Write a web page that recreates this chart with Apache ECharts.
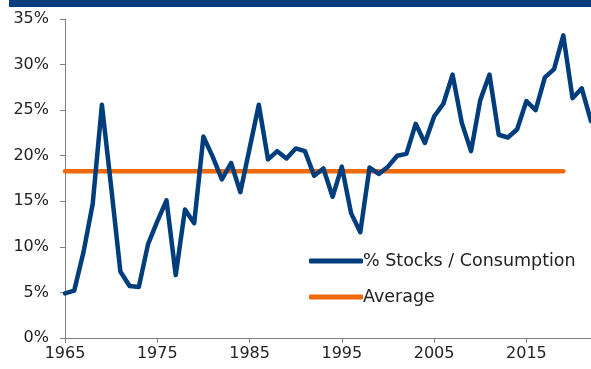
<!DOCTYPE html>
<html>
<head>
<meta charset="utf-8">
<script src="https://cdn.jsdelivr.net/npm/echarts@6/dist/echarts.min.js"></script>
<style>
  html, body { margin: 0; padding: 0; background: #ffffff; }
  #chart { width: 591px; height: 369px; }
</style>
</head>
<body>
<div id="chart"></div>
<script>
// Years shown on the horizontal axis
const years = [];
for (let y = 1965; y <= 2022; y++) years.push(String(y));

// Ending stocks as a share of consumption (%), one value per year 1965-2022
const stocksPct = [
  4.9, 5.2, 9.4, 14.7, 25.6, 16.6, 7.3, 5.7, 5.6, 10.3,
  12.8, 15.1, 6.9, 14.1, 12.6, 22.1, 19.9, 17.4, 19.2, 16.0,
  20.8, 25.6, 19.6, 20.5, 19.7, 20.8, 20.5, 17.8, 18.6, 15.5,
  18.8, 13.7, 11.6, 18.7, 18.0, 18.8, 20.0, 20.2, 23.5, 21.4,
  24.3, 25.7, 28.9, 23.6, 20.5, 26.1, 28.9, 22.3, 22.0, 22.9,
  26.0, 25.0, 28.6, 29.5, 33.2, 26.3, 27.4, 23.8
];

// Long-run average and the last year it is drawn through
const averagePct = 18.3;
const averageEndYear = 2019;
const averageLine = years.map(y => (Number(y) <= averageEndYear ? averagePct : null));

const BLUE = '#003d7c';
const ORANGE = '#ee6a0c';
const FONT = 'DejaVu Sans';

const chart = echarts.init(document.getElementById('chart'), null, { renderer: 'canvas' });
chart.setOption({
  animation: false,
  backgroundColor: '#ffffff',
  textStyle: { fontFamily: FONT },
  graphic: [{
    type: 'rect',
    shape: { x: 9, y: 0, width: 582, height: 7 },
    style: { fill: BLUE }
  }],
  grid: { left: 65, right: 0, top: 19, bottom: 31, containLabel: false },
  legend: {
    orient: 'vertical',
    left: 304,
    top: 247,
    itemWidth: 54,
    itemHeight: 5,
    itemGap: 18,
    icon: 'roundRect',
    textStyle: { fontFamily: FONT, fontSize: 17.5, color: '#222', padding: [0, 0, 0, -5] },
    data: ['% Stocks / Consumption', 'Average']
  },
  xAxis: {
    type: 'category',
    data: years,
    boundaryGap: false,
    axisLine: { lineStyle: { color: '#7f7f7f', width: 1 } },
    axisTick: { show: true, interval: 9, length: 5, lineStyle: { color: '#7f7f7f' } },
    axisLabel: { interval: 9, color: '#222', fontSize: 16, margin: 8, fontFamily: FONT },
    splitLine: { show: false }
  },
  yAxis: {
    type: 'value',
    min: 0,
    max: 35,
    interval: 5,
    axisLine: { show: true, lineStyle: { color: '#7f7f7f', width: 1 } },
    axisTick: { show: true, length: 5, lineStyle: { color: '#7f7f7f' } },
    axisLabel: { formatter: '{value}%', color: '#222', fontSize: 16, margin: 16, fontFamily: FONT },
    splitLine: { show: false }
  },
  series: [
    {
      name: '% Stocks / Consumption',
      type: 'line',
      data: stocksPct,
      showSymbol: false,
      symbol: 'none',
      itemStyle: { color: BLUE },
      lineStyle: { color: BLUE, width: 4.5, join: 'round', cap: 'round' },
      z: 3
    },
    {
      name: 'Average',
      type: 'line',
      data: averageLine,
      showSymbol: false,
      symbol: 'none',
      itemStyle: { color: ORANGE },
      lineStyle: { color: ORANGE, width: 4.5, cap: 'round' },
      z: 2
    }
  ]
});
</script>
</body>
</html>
* * *
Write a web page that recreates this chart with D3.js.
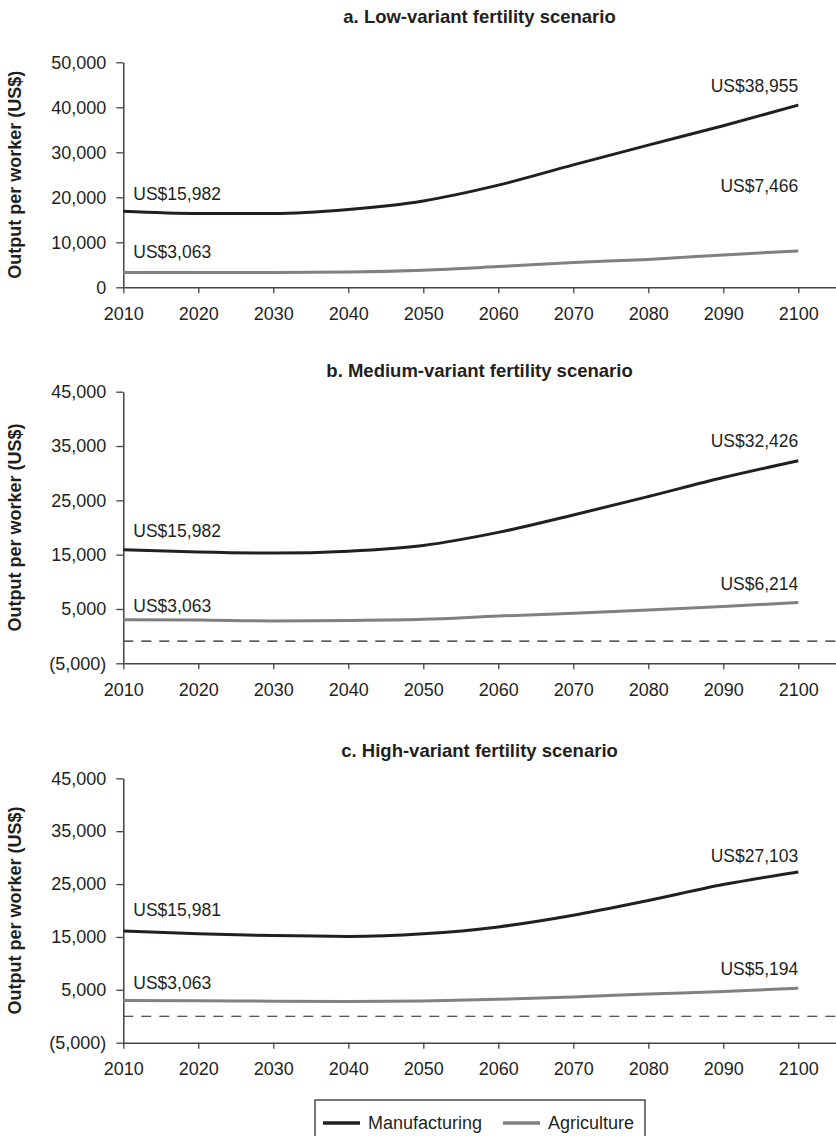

● SHORT TASK
Begin at the line that has "Write a web page that recreates this chart with Apache", stop after the line that has "const FONT = 'DejaVu Sans';", and reproduce every line between them exactly and nothing else. Pictures stay out of the copy.

● FINAL RESULT
Write a web page that recreates this chart with Apache ECharts.
<!DOCTYPE html>
<html>
<head>
<meta charset="utf-8">
<script src="https://cdn.jsdelivr.net/npm/echarts@6/dist/echarts.min.js"></script>
<style>
  html, body { margin: 0; padding: 0; background: #ffffff; }
  #chart { width: 591px; height: 369px; }
</style>
</head>
<body>
<div id="chart"></div>
<script>
// Years shown on the horizontal axis
const years = [];
for (let y = 1965; y <= 2022; y++) years.push(String(y));

// Ending stocks as a share of consumption (%), one value per year 1965-2022
const stocksPct = [
  4.9, 5.2, 9.4, 14.7, 25.6, 16.6, 7.3, 5.7, 5.6, 10.3,
  12.8, 15.1, 6.9, 14.1, 12.6, 22.1, 19.9, 17.4, 19.2, 16.0,
  20.8, 25.6, 19.6, 20.5, 19.7, 20.8, 20.5, 17.8, 18.6, 15.5,
  18.8, 13.7, 11.6, 18.7, 18.0, 18.8, 20.0, 20.2, 23.5, 21.4,
  24.3, 25.7, 28.9, 23.6, 20.5, 26.1, 28.9, 22.3, 22.0, 22.9,
  26.0, 25.0, 28.6, 29.5, 33.2, 26.3, 27.4, 23.8
];

// Long-run average and the last year it is drawn through
const averagePct = 18.3;
const averageEndYear = 2019;
const averageLine = years.map(y => (Number(y) <= averageEndYear ? averagePct : null));

const BLUE = '#003d7c';
const ORANGE = '#ee6a0c';
const FONT = 'DejaVu Sans';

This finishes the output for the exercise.